Species of flowering plant

Babingtonia grandiflora, commonly known as the large flowered babingtonia, is a species of flowering plant in the family Myrtaceae. It is a common heathland shrub endemic to the coastal southwest of Western Australia. It is a shrub with erect or arching stems, linear leaves and white or pale pink flowers usually arranged singly in leaf axils, each flower with 11 to 25 stamens. Babingtonia grandiflora flowers from August to December.

==Taxonomy==
This species was first formally described in 1867 by George Bentham in Compositae Flora Australiensis, who gave it the name Baeckea grandiflora, from specimens collected by James Drummond between the Moore and Murchison Rivers. In 2015, Barbara Rye transferred the species to Babingtonia as B. grandiflora in the journal Nuytsia. The specific epithet (grandiflora) means "large-flowered".

==Description==
Babingtonia grandiflora is an upright, open shrub, that typically grows to a height of 0.5 to 2 m and has erect or arching stems. Its leaves are arranged opposite, widely spaced, either decussate or clustered on smaller branches, 2.5 to 10 mm long, 0.5-1.6 mm wide, 0.3-0.6 mm thick. They can be more or less triangular to rounded or slightly pointed at the apex to terete with the narrower end towards the base, 2.5–9 mm long and 0.5–1.6 mm wide on a petiole 0.2–0.7 mm long. The large, single, flowers are usually arranged singly on a pedicel 1-4 mm long or multiple flowers on a peduncle 3–9 mm long. The sepals are about 0.2–0.7 mm long and 1.5–3.3 mm wide. The petals are white or pale pink, 4.5–6.5 mm long and there are 11–25 stamens in each flower. The flowers have a diameter of 10 to 15 mm. The ovary has three locules, each with 10 to 15 ovules. Flowering mainly occurs from August to October, and the fruit is a capsule 2.5–3 mm long and 4-5 mm wide including the flower parts.

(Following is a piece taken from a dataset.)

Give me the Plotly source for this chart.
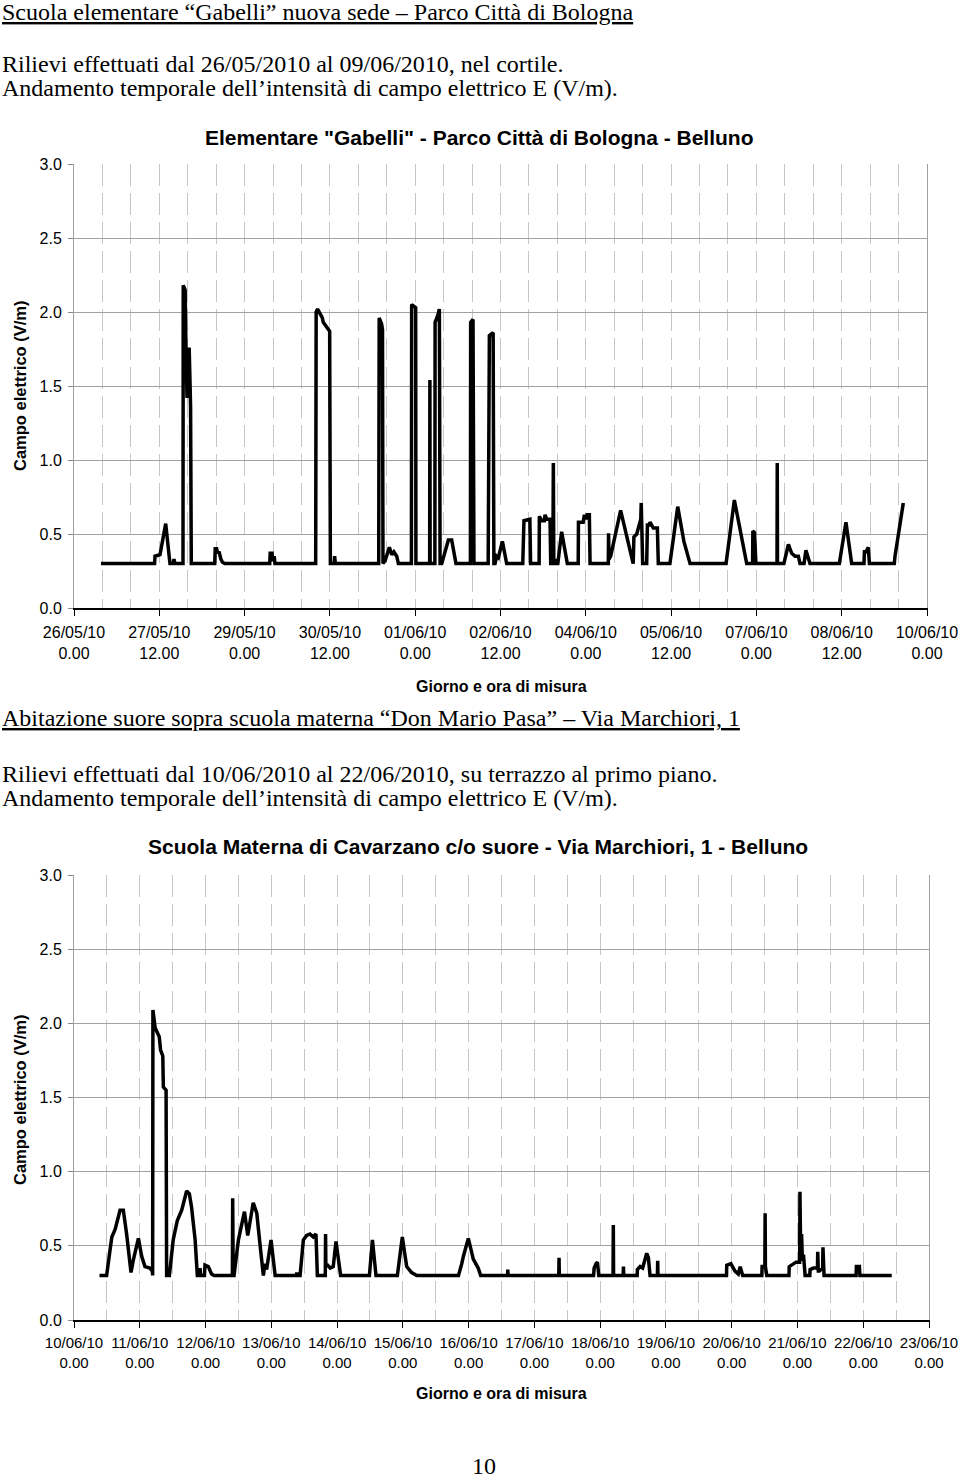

==Distribution and habitat==
Babingtonia grandiflora often occurs on plains, or on undulating hills and breakaways in the rocky hillsides, or outcrops from near Northampton to Boonanarring Nature Reserve in the Avon Wheatbelt, Geraldton Sandplains, Jarrah Forest and the Swan Coastal Plain bioregions of south-western Western Australia where it grows on gravelly loamy and sandy soils over laterite.